Las fantasías con las que fácilmente se minusvaloran los efectos de estos medios psicoactivos no son suficientes para evitar su impacto en los cambios de concentración cerebral de algunas sustancias clave en la base biológica del control de los impulsos, como la dopamina y la serotonina.
La dopamina se produce con el estímulo real o aparente, de algo que parece que vale la pena alcanzar con esfuerzo, haciendo posible la sensación positiva de recompensa, influyendo en la acción para alcanzar el objetivo y facilitando biológicamente la resistencia al sufrimiento con tal de alcanzar lo que ha sido identificado como un bien mayor.
La serotonina es producida en los núcleos del Rafe, que son un conjunto de grupos de neuronas ubicadas en la línea media del tronco del encéfalo y causa que receptores situados a nivel de las amígdalas cerebrales, ayuden a frenar la conducta agresiva.
Un déficit en el envío de serotonina desde el Rafe hasta la corteza cerebral, impide que la persona realice una regulación responsable de la inhibición de impulsos agresivos para encauzarse ella misma a la acogida del otro en su totalidad, teniendo presente el posible impacto de las las diferentes alternativas de reacción libre, en la existencia entera propia, del otro y los demás afectados con lo que se decida respecto a la posibilidad de gestionar asertivamente los propios impulsos.
Sin esta actividad cerebral, sería imposible ser ético y desarrollarse armónica e integralmente en cuanto ser humano y miembro de la familia, la sociedad y la especie.
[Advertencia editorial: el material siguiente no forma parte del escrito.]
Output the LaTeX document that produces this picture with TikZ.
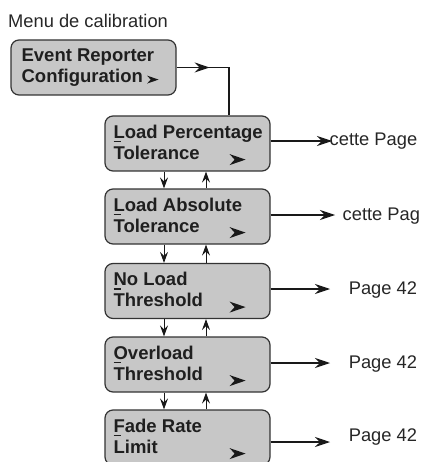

También está el gran mundo del cultivo sano de las virtudes o conductas habituales buenas con las que la persona se hace mejor en cuanto humana, que facilitan dar prioridad a la acogida incondicional de cada ser humano, sin excepciones, durante su ciclo vital completo.
Un ejemplo de virtud que tiene que ver con saber perdonar, es la mansedumbre, con la que se saca provecho al impulso instintivo de la ira ante la agresión que se considera injusta, para fortalecer la capacidad teórica y práctica de valorar a un ser que, en cuanto humano, es siempre un bien superior a lo negativo que surja de él, y está necesitado de ser acogido para que se restaure de los efectos de su error.
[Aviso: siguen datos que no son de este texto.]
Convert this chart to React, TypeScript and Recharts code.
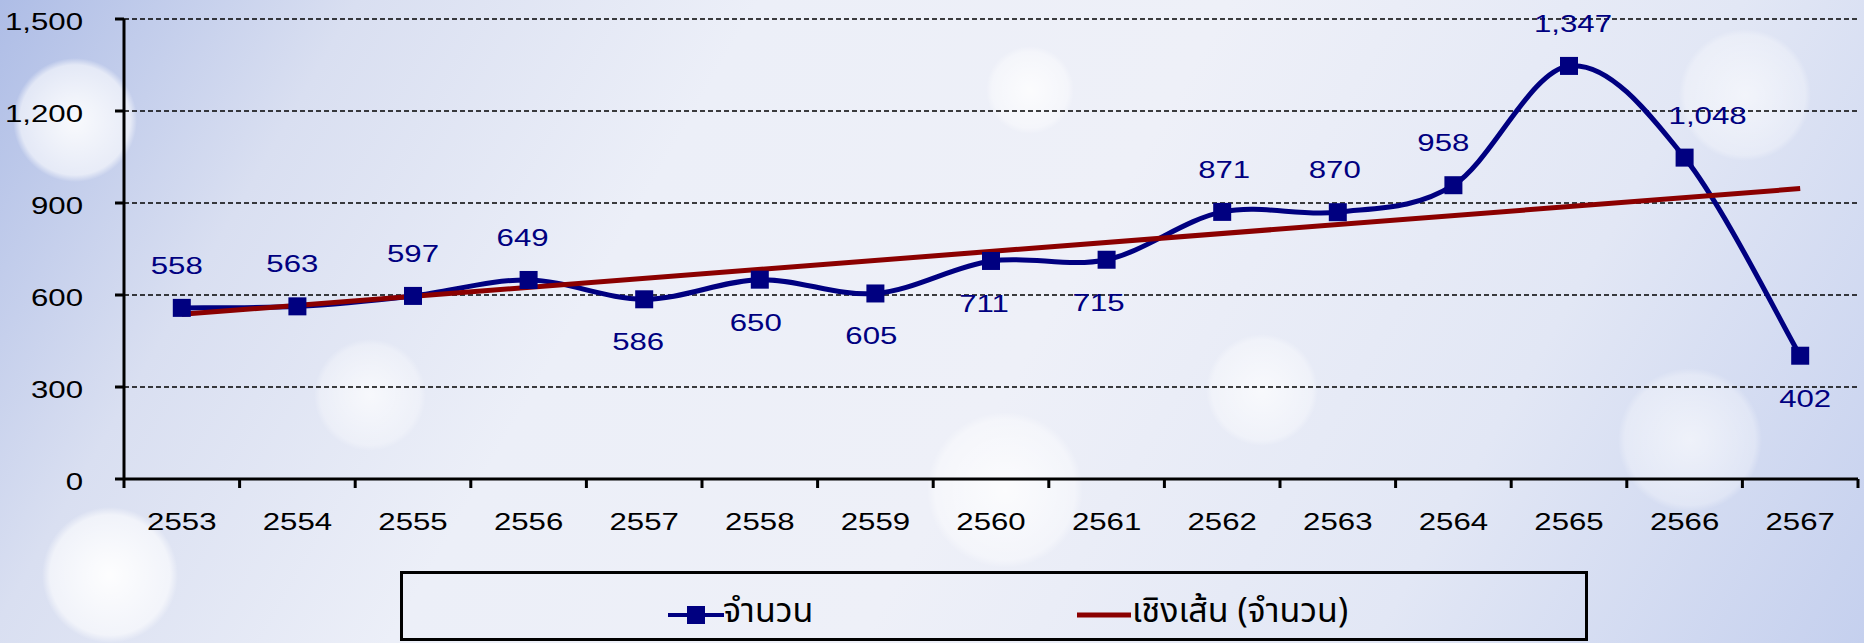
import React from 'react';
import { LineChart, Line, XAxis, YAxis, CartesianGrid, LabelList } from 'recharts';

const years = ['2553', '2554', '2555', '2556', '2557', '2558', '2559', '2560', '2561', '2562', '2563', '2564', '2565', '2566', '2567'];
const counts = [558, 563, 597, 649, 586, 650, 605, 711, 715, 871, 870, 958, 1347, 1048, 402];
// linear trend, read at the first and last year
const trendEnds = [537, 947];
const yTicks = [0, 300, 600, 900, 1200, 1500];

// where each value label sits relative to its point
const labelSide = ['up', 'up', 'up', 'up', 'down', 'down', 'down', 'down', 'down', 'up', 'up', 'up', 'up', 'up', 'down'];
const labelShift = [-5, -5, 0, -6, -6, -4, -4, -7, -8, 2, -3, -10, 4, 23, 5];

const W = 1864;
const H = 643;
const LEFT = 124;
const RIGHT = 6;
const BAND = (W - LEFT - RIGHT) / years.length;

const NAVY = '#000080';
const RED = '#8B0000';
const NUM_FONT = '"Liberation Sans", Arial, sans-serif';
const STRETCH = 1.3;

const data = years.map((year, i) => ({
    year,
    count: counts[i],
    trend: i === 0 ? trendEnds[0] : i === years.length - 1 ? trendEnds[1] : null,
}));

// Excel-like smoothed line (Catmull-Rom through the points)
const smoothCurve = (context: any) => {
    let pts: number[][] = [];
    return {
        areaStart() {},
        areaEnd() {},
        lineStart() { pts = []; },
        point(x: number, y: number) { pts.push([x, y]); },
        lineEnd() {
            if (!pts.length) return;
            context.moveTo(pts[0][0], pts[0][1]);
            for (let i = 0; i < pts.length - 1; i++) {
                const p0 = pts[i - 1] || pts[i];
                const p1 = pts[i];
                const p2 = pts[i + 1];
                const p3 = pts[i + 2] || p2;
                context.bezierCurveTo(
                    p1[0] + (p2[0] - p0[0]) / 6, p1[1] + (p2[1] - p0[1]) / 6,
                    p2[0] - (p3[0] - p1[0]) / 6, p2[1] - (p3[1] - p1[1]) / 6,
                    p2[0], p2[1]
                );
            }
        },
    };
};

function XTick(props: any) {
    const { x, y, payload, index } = props;
    const last = index === years.length - 1;
    return (
        <g>
            <line x1={x - BAND / 2} x2={x - BAND / 2} y1={y} y2={y + 9} stroke="#000" strokeWidth={3} />
            {last && <line x1={x + BAND / 2} x2={x + BAND / 2} y1={y} y2={y + 9} stroke="#000" strokeWidth={3} />}
            <text transform={`translate(${x},${y + 51}) scale(${STRETCH},1)`} textAnchor="middle"
                fontFamily={NUM_FONT} fontSize={24} fill="#000">{payload.value}</text>
        </g>
    );
}

function YTick(props: any) {
    const { x, y, payload } = props;
    return (
        <text transform={`translate(${x},${y + 11}) scale(${STRETCH},1)`} textAnchor="end"
            fontFamily={NUM_FONT} fontSize={24} fill="#000">
            {payload.value.toLocaleString('en-US')}
        </text>
    );
}

function SquareDot(props: any) {
    const { cx, cy, index } = props;
    if (cx == null || cy == null) return null;
    return <rect key={`d${index}`} x={cx - 9} y={cy - 9} width={18} height={18} fill={NAVY} />;
}

function ValueLabel(props: any) {
    const { x, y, value, index } = props;
    const up = labelSide[index] === 'up';
    const ty = up ? y - 34 : y + 51;
    return (
        <text transform={`translate(${x + labelShift[index]},${ty}) scale(${STRETCH},1)`} textAnchor="middle"
            fontFamily={NUM_FONT} fontSize={24} fill={NAVY}>
            {Number(value).toLocaleString('en-US')}
        </text>
    );
}

const background = [
    'radial-gradient(circle at 75px 120px, rgba(255,255,255,0.9) 0, rgba(255,255,255,0.6) 55px, rgba(255,255,255,0) 62px)',
    'radial-gradient(circle at 110px 575px, rgba(255,255,255,0.95) 0, rgba(255,255,255,0.6) 60px, rgba(255,255,255,0) 68px)',
    'radial-gradient(circle at 370px 395px, rgba(255,255,255,0.7) 0, rgba(255,255,255,0.3) 50px, rgba(255,255,255,0) 56px)',
    'radial-gradient(circle at 1030px 90px, rgba(255,255,255,0.8) 0, rgba(255,255,255,0.4) 38px, rgba(255,255,255,0) 44px)',
    'radial-gradient(circle at 1262px 390px, rgba(255,255,255,0.7) 0, rgba(255,255,255,0.35) 50px, rgba(255,255,255,0) 56px)',
    'radial-gradient(circle at 1005px 490px, rgba(255,255,255,0.8) 0, rgba(255,255,255,0.4) 70px, rgba(255,255,255,0) 78px)',
    'radial-gradient(circle at 1745px 95px, rgba(255,255,255,0.6) 0, rgba(255,255,255,0.3) 60px, rgba(255,255,255,0) 66px)',
    'radial-gradient(circle at 1690px 440px, rgba(255,255,255,0.6) 0, rgba(255,255,255,0.3) 65px, rgba(255,255,255,0) 72px)',
    'linear-gradient(120deg, #aebde6 0%, #d9dff1 16%, #eceff8 34%, #eef0f8 55%, #e2e7f5 78%, #c5d0ee 100%)',
].join(', ');

export default function App() {
    return (
        <div style={{ position: 'absolute', left: 0, top: 0, width: W, height: H, background, overflow: 'hidden' }}>
            <LineChart width={W} height={H} data={data} margin={{ top: 19, right: RIGHT, left: 0, bottom: 0 }}>
                <CartesianGrid vertical={false} stroke="#000" strokeWidth={1.4} strokeDasharray="5 3" />
                <XAxis dataKey="year" height={164} interval={0} tickLine={false} tickSize={0} tickMargin={0}
                    padding={{ left: BAND / 2, right: BAND / 2 }}
                    axisLine={{ stroke: '#000', strokeWidth: 3 }} tick={<XTick />} />
                <YAxis width={LEFT} domain={[0, 1500]} ticks={yTicks} interval={0} tickSize={9} tickMargin={32}
                    axisLine={{ stroke: '#000', strokeWidth: 3 }} tickLine={{ stroke: '#000', strokeWidth: 3 }}
                    tick={<YTick />} />
                <Line dataKey="count" type={smoothCurve as any} stroke={NAVY} strokeWidth={5}
                    dot={<SquareDot />} activeDot={false} isAnimationActive={false}>
                    <LabelList dataKey="count" content={<ValueLabel />} />
                </Line>
                <Line dataKey="trend" type="linear" connectNulls stroke={RED} strokeWidth={5}
                    dot={false} activeDot={false} isAnimationActive={false} />
            </LineChart>
            <div style={{
                position: 'absolute', left: 400, top: 571, width: 1188, height: 70,
                border: '3px solid #000', boxSizing: 'border-box',
                fontFamily: '"Noto Sans Thai", Tahoma, "Noto Sans", sans-serif', fontSize: 34, color: '#000',
            }}>
                <svg style={{ position: 'absolute', left: 263, top: 31 }} width={60} height={20}>
                    <line x1={2} x2={58} y1={10} y2={10} stroke={NAVY} strokeWidth={4} />
                    <rect x={21} y={1} width={18} height={18} fill={NAVY} />
                </svg>
                <span style={{ position: 'absolute', left: 320, top: 18, lineHeight: '40px', whiteSpace: 'nowrap' }}>จำนวน</span>
                <svg style={{ position: 'absolute', left: 672, top: 31 }} width={58} height={20}>
                    <line x1={2} x2={56} y1={10} y2={10} stroke={RED} strokeWidth={5} />
                </svg>
                <span style={{ position: 'absolute', left: 729, top: 18, lineHeight: '40px', whiteSpace: 'nowrap' }}>เชิงเส้น (จำนวน)</span>
            </div>
        </div>
    );
}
Por ser una realidad corporeoespiritual, el esfuerzo que se haga por aportarle algo con la ocasión que sea, incluso la de que ha agredido, es siempre limitado en el tiempo; en cambio, el bien de acogerlo y ayudarle a superar las causas por las que obra mal, tendrá un impacto que, si llega a ser espiritual, no teminará. Es aprovecher lo limitado en el tiempo para alcanzar un bien mayor que no termina.
Hay quienes piensan que el manso es bobo, cobarde o cómplice, pero en realidad ha desarrollado una capacidad intelectual prospectiva de dimensión infinita, por la que no confunde el bien de mayor densidad de realidad -el bien infinito-, con el bien aparente ni con el bien caduco, por eso no absolutiza su valoración del cuerpo sino que le reconoce su correspondiente proporción respecto del bien que es el espíritu humano.
Podría concluirse que una persona es objetiva respecto a la ofensa y al perdón, en lo que su percepción subjetiva coincide plenamente con lo que son y podrán ser, ella y los demás seres personales, cada uno en su contexto y circunstancias, también las cerebrales.
Este realismo enriquecido por los avances científicos sobre la conducta agresora, puede ser eficaz para evitar el daño propio y a otros, y de no ser posible, ayudar a sanar los efectos de éste, pidiendo perdón, perdonando, desagraviando a cabalidad y ayudando a evitar los actos de violencia.
Pero ¿qué mas se gana con perdonar? El mayor bien posible que se puede sacar del agravio: se libera más fácilmente a una persona de su error, se le estimula a que cure las lesiones físicas y espirituales que se ha causado y a que se haga especialmente competente para facilitar que otros no obren mal.
En la proporción en que hacemos un bien, nos damos la oportunidad de alcanzar perfecciones mayores.